Chihiro first entered the Dairy Industry Awards as a dairy trainee last year, she didn’t make the finals but was recognised as emerging talent. She wasn’t keen to enter this year because she was only in her first year as manager, but had a lot of encouragement.

“Everyone was hounding me. So I thought there is no harm in trying.”

Chihiro loves farming in Galatea although she hasn’t experienced farming through a drought yet.

“The community here is so lovely, everyone is so nice.

“This is my first manager role, but Peter and Tania are so supportive. Pete is always out onfarm so if there is anything that comes up, I can ask him.”

Chihiro won three merit awards, including the DeLaval Livestock Management Award, Fonterra Dairy Management Award and the Whakatane District Council Environmental Sustainability Award.

When it comes to livestock management, animal welfare is a huge priority on their farm, Chihiro says.

“Tracey and I are both mums so I think we sympathise with the cows. We never try to rush them and make sure they’re not stressed.

“Winning the sustainability award was a big one for me. I want to work to close the gap between farmers and the government. I would love to assist farmers and government officials to understand each other’s point of view.”

Having studied ecology, she wants to be able to help farmers further understand the impacts their farming practices can have.

“Most of the effects, we cannot see visually.

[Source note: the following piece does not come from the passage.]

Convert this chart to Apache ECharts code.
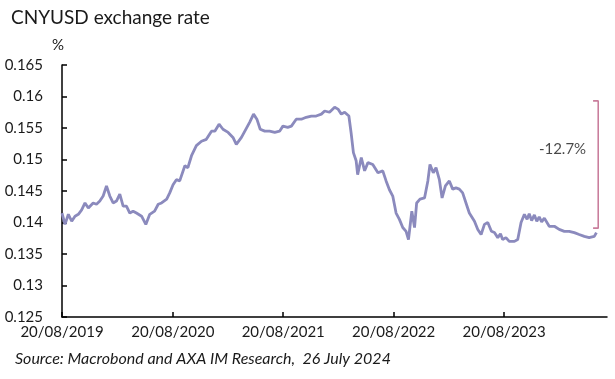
<!DOCTYPE html>
<html>
<head>
<meta charset="utf-8">
<script src="https://cdn.jsdelivr.net/npm/echarts@6/dist/echarts.min.js"></script>
<style>
  html, body { margin: 0; padding: 0; background: #ffffff; }
  #chart { width: 615px; height: 379px; }
</style>
</head>
<body>
<div id="chart"></div>
<script>
// ---- Data ----
const dates = [
  '2019-08-20','2019-08-30','2019-09-10','2019-09-21','2019-10-02','2019-10-13','2019-10-24','2019-11-04','2019-11-15','2019-12-01',
  '2019-12-12','2019-12-23','2020-01-03','2020-01-14','2020-01-25','2020-02-05','2020-02-16','2020-02-27','2020-03-09','2020-03-20',
  '2020-03-31','2020-04-11','2020-04-22','2020-05-09','2020-05-23','2020-06-05','2020-06-21','2020-07-03','2020-07-14','2020-07-31',
  '2020-08-10','2020-08-21','2020-09-01','2020-09-12','2020-09-29','2020-10-09','2020-10-21','2020-11-06','2020-11-23','2020-12-09',
  '2020-12-26','2021-01-06','2021-01-20','2021-02-02','2021-02-19','2021-03-07','2021-03-18','2021-04-04','2021-04-22','2021-05-01',
  '2021-05-14','2021-05-25','2021-06-05','2021-06-20','2021-07-06','2021-07-23','2021-08-08','2021-08-19','2021-09-04','2021-09-16',
  '2021-10-02','2021-10-19','2021-11-04','2021-11-21','2021-12-07','2021-12-24','2022-01-04','2022-01-20','2022-02-06','2022-02-17',
  '2022-02-28','2022-03-11','2022-03-25','2022-04-02','2022-04-09','2022-04-18','2022-04-23','2022-05-05','2022-05-16','2022-05-27',
  '2022-06-12','2022-06-29','2022-07-15','2022-07-26','2022-08-06','2022-08-17','2022-08-28','2022-09-08','2022-09-19','2022-09-30',
  '2022-10-08','2022-10-19','2022-10-28','2022-11-04','2022-11-15','2022-11-30','2022-12-11','2022-12-18','2022-12-29','2023-01-07',
  '2023-01-18','2023-01-27','2023-02-07','2023-02-20','2023-03-03','2023-03-14','2023-03-25','2023-04-05','2023-04-16','2023-04-27',
  '2023-05-14','2023-05-25','2023-06-05','2023-06-16','2023-06-27','2023-07-09','2023-07-19','2023-07-30','2023-08-08','2023-08-15',
  '2023-08-26','2023-09-06','2023-09-23','2023-10-04','2023-10-15','2023-10-26','2023-11-04','2023-11-11','2023-11-19','2023-11-28',
  '2023-12-06','2023-12-14','2023-12-22','2023-12-31','2024-01-16','2024-02-02','2024-02-18','2024-03-06','2024-03-22','2024-04-08',
  '2024-04-24','2024-05-11','2024-05-27','2024-06-13','2024-06-20'
];
const cnyusd = [
  0.1415,0.1397,0.1413,0.1402,0.1410,0.1413,0.1420,0.1431,0.1423,0.1431,
  0.1429,0.1434,0.1442,0.1458,0.1442,0.1431,0.1434,0.1445,0.1426,0.1426,
  0.1415,0.1418,0.1415,0.1410,0.1397,0.1413,0.1418,0.1429,0.1431,0.1437,
  0.1447,0.1460,0.1468,0.1466,0.1490,0.1487,0.1506,0.1522,0.1529,0.1532,
  0.1545,0.1545,0.1556,0.1548,0.1543,0.1535,0.1524,0.1535,0.1551,0.1559,
  0.1572,0.1564,0.1548,0.1545,0.1545,0.1543,0.1545,0.1553,0.1551,0.1553,
  0.1564,0.1564,0.1567,0.1569,0.1569,0.1572,0.1577,0.1575,0.1583,0.1580,
  0.1572,0.1575,0.1569,0.1540,0.1511,0.1498,0.1476,0.1503,0.1482,0.1495,
  0.1492,0.1479,0.1482,0.1466,0.1452,0.1442,0.1415,0.1405,0.1392,0.1386,
  0.1373,0.1418,0.1392,0.1431,0.1437,0.1439,0.1466,0.1492,0.1479,0.1487,
  0.1468,0.1439,0.1458,0.1466,0.1453,0.1455,0.1453,0.1447,0.1431,0.1415,
  0.1402,0.1389,0.1381,0.1397,0.1400,0.1386,0.1384,0.1376,0.1382,0.1373,
  0.1376,0.1370,0.1370,0.1373,0.1400,0.1413,0.1405,0.1414,0.1403,0.1412,
  0.1402,0.1409,0.1401,0.1407,0.1394,0.1394,0.1389,0.1386,0.1386,0.1384,
  0.1381,0.1378,0.1376,0.1378,0.1384
];
const tickDates = ['2019-08-20','2020-08-20','2021-08-20','2022-08-20','2023-08-20'];
const tickLabels = ['20/08/2019','20/08/2020','20/08/2021','20/08/2022','20/08/2023'];
const xMin = '2019-08-20';
const xMax = '2024-07-25';
const yMin = 0.125, yMax = 0.165, yStep = 0.005;
// bracket annotation
const bracketDates = ['2024-06-09', '2024-06-26'];
const bracketValues = [0.1593, 0.1391];
const changeLabelPos = ['2024-02-29', 0.1516];
const changeLabel = '-12.7%';
const titleText = 'CNYUSD exchange rate';
const sourceText = 'Source: Macrobond and AXA IM Research,  26 July 2024';

// ---- Build chart ----
const FONT = 'Lato, "Open Sans", sans-serif';
const toTs = s => { const p = s.split('-').map(Number); return Date.UTC(p[0], p[1] - 1, p[2]); };
const tickTs = tickDates.map(toTs);
const lineData = dates.map((d, i) => [toTs(d), cnyusd[i]]);
const bracketData = [
  [toTs(bracketDates[0]), bracketValues[0]],
  [toTs(bracketDates[1]), bracketValues[0]],
  [toTs(bracketDates[1]), bracketValues[1]],
  [toTs(bracketDates[0]), bracketValues[1]]
];

const chart = echarts.init(document.getElementById('chart'), null, { renderer: 'canvas' });
chart.setOption({
  animation: false,
  backgroundColor: '#ffffff',
  title: [
    { text: titleText, left: 6, top: 3,
      textStyle: { fontFamily: FONT, fontSize: 19, fontWeight: 'normal', color: '#1a1a1a' } },
    { text: sourceText, left: 10, top: 346,
      textStyle: { fontFamily: FONT, fontSize: 16, fontStyle: 'italic', fontWeight: 'normal', color: '#1a1a1a' } }
  ],
  grid: { left: 62, right: 8, top: 65, bottom: 62, containLabel: false },
  xAxis: {
    type: 'value',
    min: toTs(xMin), max: toTs(xMax),
    axisLine: { show: true, onZero: false, lineStyle: { color: '#000', width: 1.5 } },
    axisTick: { show: true, inside: true, length: 5, customValues: tickTs, lineStyle: { color: '#000', width: 1.5 } },
    axisLabel: {
      customValues: tickTs, showMinLabel: true, showMaxLabel: true, hideOverlap: false,
      margin: 8, fontFamily: FONT, fontSize: 15, color: '#1a1a1a',
      formatter: v => { const i = tickTs.indexOf(v); return i >= 0 ? tickLabels[i] : ''; }
    },
    splitLine: { show: false }
  },
  yAxis: {
    type: 'value',
    min: yMin, max: yMax, interval: yStep,
    name: '%', nameLocation: 'end', nameGap: 12,
    nameTextStyle: { fontFamily: FONT, fontSize: 15, color: '#1a1a1a', align: 'center', padding: [0, 8, 0, 0] },
    axisLine: { show: true, lineStyle: { color: '#000', width: 1.5 } },
    axisTick: { show: true, inside: true, length: 5, lineStyle: { color: '#000', width: 1.5 } },
    axisLabel: { margin: 19, fontFamily: FONT, fontSize: 15, color: '#1a1a1a',
      formatter: v => String(+v.toFixed(3)) },
    splitLine: { show: false }
  },
  series: [
    { type: 'line', name: 'CNYUSD', data: lineData, symbol: 'none',
      lineStyle: { color: '#8b8abd', width: 2.8 }, itemStyle: { color: '#8b8abd' } },
    { type: 'line', name: 'bracket', data: bracketData, symbol: 'none',
      lineStyle: { color: '#c97e9c', width: 1.6 }, itemStyle: { color: '#c97e9c' } },
    { type: 'scatter', name: 'change', data: [[toTs(changeLabelPos[0]), changeLabelPos[1]]], symbolSize: 0,
      label: { show: true, position: 'inside', formatter: changeLabel,
        fontFamily: FONT, fontSize: 15, color: '#1a1a1a' } }
  ]
});
</script>
</body>
</html>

I want to eventually be able to have workshops with farmers to show not just the science, but just how beneficial some of the improved practices can be.

“We can’t be ignorant and think we can do what we have done in the past, or just think about now, we have to think about the future generations.”

Uneducated comments on social media frustrate Chihiro, who would like to see farmers educate themselves more on the environment.

“I see these comments and I get a feeling that most haven’t even read the regulations or understand them properly.

“Instead of blindly disagreeing, we should broaden our knowledge and think how we can individually improve the situation.”

Runner up – Dayna Rowe, Te Puke Third – Lindsay Williams, Pukehina.